Today is one of those Good Fridays that defy expectations. Today is sunny and warm. So far at least, but it is still early morning.
Later in the day the clouds might roll over and cover the sky, as was my expectation as a child on Good Friday, led there by my mother’s conviction that on this day at three o’clock in the afternoon at the same time every year when Christ was supposed to have died, our skies would be blotted out.
As an adult, Good Friday has long been a favourite day for me, a day on which – at least for the non-religious – nothing happens. The shops are closed. The restaurants are closed. The streets are empty. There is no requirement to perform in the game of life, beyond home and yet for my mother it is one of the greatest most cataclysmic days of the year, because she is a believer.
Even as a child when I too believed, I let it cross my mind from time to time that the skies across the world could not all be uniformly overcast at three in the afternoon. My limited understanding of the weather told me so.
Was it the centrality of my child’s eye view and of my mother’s that wherever we were, wherever we happened to be each Good Friday afternoon, we believed we were at the centre of things, right up close to where the crucifixion took place, and we too shared the same skies.
I may have posted this image before. It features my bedroom in the mid sixties. Notwithstanding the obvious clutter, I include it again, to emphasize the iconography on the mantelpiece. On Palm Sunday the Sunday before Easter we liked to put a sprig of cypress – we could not get a hold of Palm fronds here – behind the body of Christ on the crucifix. The smell is with me still.
I’m wary of writing about religion. I worry about offending people’s sensibilities. People can become sensitive when it comes to religious belief. When it comes to beliefs of any sort. We want to believe something. It gives us the illusion of certainty and in this terribly uncertain world we do not want our beliefs challenged.
I remember when I was twenty years old in the early seventies and I first came across the notion of feminism and of women studies. It was one of those new age subjects taught at the University of Melbourne presumably to keep in touch with the times, but offered only as an elective in my social work course. It was not a compulsory subject.

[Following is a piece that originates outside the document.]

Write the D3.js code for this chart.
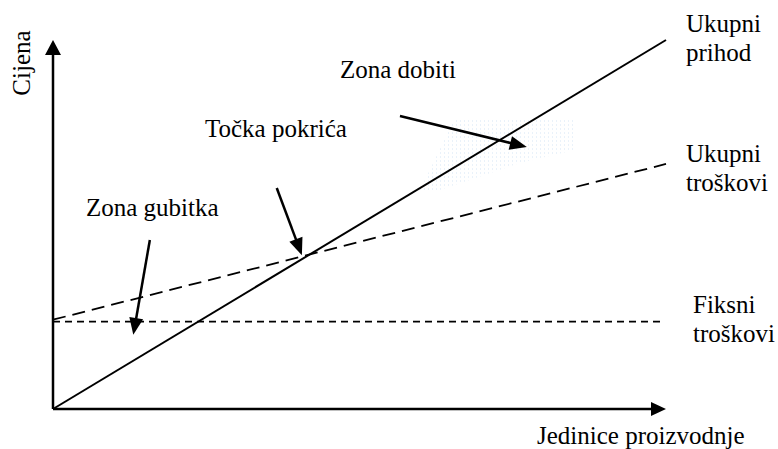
<!DOCTYPE html>
<html>
<head>
<meta charset="utf-8">
<script src="https://cdn.jsdelivr.net/npm/d3@7"></script>
<style>
  body { margin: 0; background: #fff; }
</style>
</head>
<body>
<svg id="viz"></svg>
<script>
// ---------------------------
// Data (abstract units 0..100)
// ---------------------------

const revenue = [[0, 0], [100, 100]];
const totalCost = [[0, 24.2], [100, 66.4]];
const fixedCost = [[0, 23.7], [99.2, 23.7]];

// annotation arrows: [from, to]
const arrowDobiti = [[56.6, 79.4], [77.3, 71.0]];
const arrowPokrica = [[36.5, 59.9], [40.6, 41.7]];
const arrowGubitka = [[15.8, 45.8], [13.1, 20.1]];

const yTitle = "Cijena";
const xTitle = "Jedinice proizvodnje";
const zoneLabels = ["Zona dobiti", "Točka pokrića", "Zona gubitka"];
const lineLabels = [["Ukupni", "prihod"], ["Ukupni", "troškovi"], ["Fiksni", "troškovi"]];

// ---------------------------
// Create SVG
// ---------------------------

const width = 778;
const height = 449;
const serif = "'Liberation Serif', 'Times New Roman', Times, serif";

const svg = d3.select("#viz")
    .attr("width", width)
    .attr("height", height)
    .attr("font-family", serif);

const x = d3.scaleLinear().domain([0, 100]).range([53, 666]);
const y = d3.scaleLinear().domain([0, 100]).range([409, 40]);

const line = d3.line().x(d => x(d[0])).y(d => y(d[1]));

// faint dotted shading in the profit zone
const defs = svg.append("defs");
const pat = defs.append("pattern")
    .attr("id", "dots")
    .attr("width", 4).attr("height", 4)
    .attr("patternUnits", "userSpaceOnUse");
pat.append("rect").attr("width", 1).attr("height", 2).attr("fill", "#c4dbf0");

svg.append("path")
    .attr("d", "M455,118 L575,118 L575,150 L520,163 L440,190 L420,190 Z")
    .attr("fill", "url(#dots)")
    .attr("opacity", 0.35);

// ---------------------------
// Axes with arrow heads
// ---------------------------

svg.append("line")
    .attr("x1", x(0)).attr("y1", y(0))
    .attr("x2", x(0)).attr("y2", y(100) + 12)
    .attr("stroke", "#000").attr("stroke-width", 2.5);

svg.append("path")
    .attr("d", `M${x(0)},${y(100)} L${x(0) - 8},${y(100) + 15} L${x(0) + 8},${y(100) + 15} Z`)
    .attr("fill", "#000");

svg.append("line")
    .attr("x1", x(0)).attr("y1", y(0))
    .attr("x2", x(100) - 12).attr("y2", y(0))
    .attr("stroke", "#000").attr("stroke-width", 2.5);

svg.append("path")
    .attr("d", `M${x(100)},${y(0)} L${x(100) - 15},${y(0) - 7} L${x(100) - 15},${y(0) + 7} Z`)
    .attr("fill", "#000");

// ---------------------------
// Lines
// ---------------------------

svg.append("path")
    .attr("d", line(fixedCost))
    .attr("fill", "none")
    .attr("stroke", "#000")
    .attr("stroke-width", 1.8)
    .attr("stroke-dasharray", "7,5");

svg.append("path")
    .attr("d", line(totalCost))
    .attr("fill", "none")
    .attr("stroke", "#000")
    .attr("stroke-width", 1.8)
    .attr("stroke-dasharray", "13,7");

svg.append("path")
    .attr("d", line(revenue))
    .attr("fill", "none")
    .attr("stroke", "#000")
    .attr("stroke-width", 2);

// ---------------------------
// Annotation arrows
// ---------------------------

function arrow(a){
    const x1 = x(a[0][0]), y1 = y(a[0][1]);
    const x2 = x(a[1][0]), y2 = y(a[1][1]);
    const ang = Math.atan2(y2 - y1, x2 - x1);
    const len = 17, half = 7;
    const bx = x2 - len * Math.cos(ang), by = y2 - len * Math.sin(ang);
    const px = -Math.sin(ang) * half, py = Math.cos(ang) * half;

    svg.append("line")
        .attr("x1", x1).attr("y1", y1)
        .attr("x2", bx + Math.cos(ang) * 2).attr("y2", by + Math.sin(ang) * 2)
        .attr("stroke", "#000").attr("stroke-width", 2.5);

    svg.append("path")
        .attr("d", `M${x2},${y2} L${bx + px},${by + py} L${bx - px},${by - py} Z`)
        .attr("fill", "#000");
}

arrow(arrowDobiti);
arrow(arrowPokrica);
arrow(arrowGubitka);

// ---------------------------
// Text
// ---------------------------

const fs = 25;

function label(xp, yp, t){
    return svg.append("text")
        .attr("x", xp).attr("y", yp)
        .attr("font-family", serif)
        .attr("font-size", fs)
        .attr("fill", "#000")
        .text(t);
}

label(0, 0, yTitle)
    .attr("transform", "translate(30,63) rotate(-90)")
    .attr("text-anchor", "middle");

label(537, 444, xTitle);

const zonePos = [[340, 78], [205, 137], [86, 216]];
zoneLabels.forEach((t, i) => label(zonePos[i][0], zonePos[i][1], t));

const labelPos = [[686, 32], [686, 162], [693, 313]];
lineLabels.forEach((pair, i) => {
    pair.forEach((t, j) => label(labelPos[i][0], labelPos[i][1] + j * 29, t));
});
</script>
</body>
</html>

This was the first time it occurred to me that I did not need to iron my then boyfriend’s shirts. That I could leave them for him to iron or let them give up their creases on the washing line. I need not take responsibility for a man, the way I had grown up believing was my lot.
Before then, I measured my love in tangible ways, such as the number of shirts I might iron each weekend for my love.
I bought all the books, Simone de Beauvoir, Kate Millett’s Sexual Politics, and Shulamith Firestone’s, The Dialectic of Sex. To this day I cannot get my mind around that word ‘dialectic’. It’s a great word, with a crisp feel but I cannot grasp its meaning. Perhaps that is why I did not read the book. I feared I would not, could not understand it.
I have my copy still. It is yellowed with age and the print size appals me. I expect I could understand now if I tried, but the books seems past its time for me.
Germaine Greer’s The Female Eunuch I read from cover to cover. This book I understood. This book shook me from my complacency and even then I remained a dedicated follower of whichever man happened to be in my life at the time, until I had babies and began to question the orthodoxy.
Even so, there are these deeply held attitudes that creep into my mind and dialogue, beliefs even. I know they are still there.
They infiltrate my blog. They shine a bright light on my personality even as I might want to hide them.
I am a woman of her time. A woman caught up in duty and responsibility towards others. A woman who would sometimes like to free herself from certain constraints and yet at the same time cannot. A woman whose roots are so deeply knitted into the deepest layers of soil that it would take a bobcat and hoe to dig her out.
Even death might not shake her from such complacency.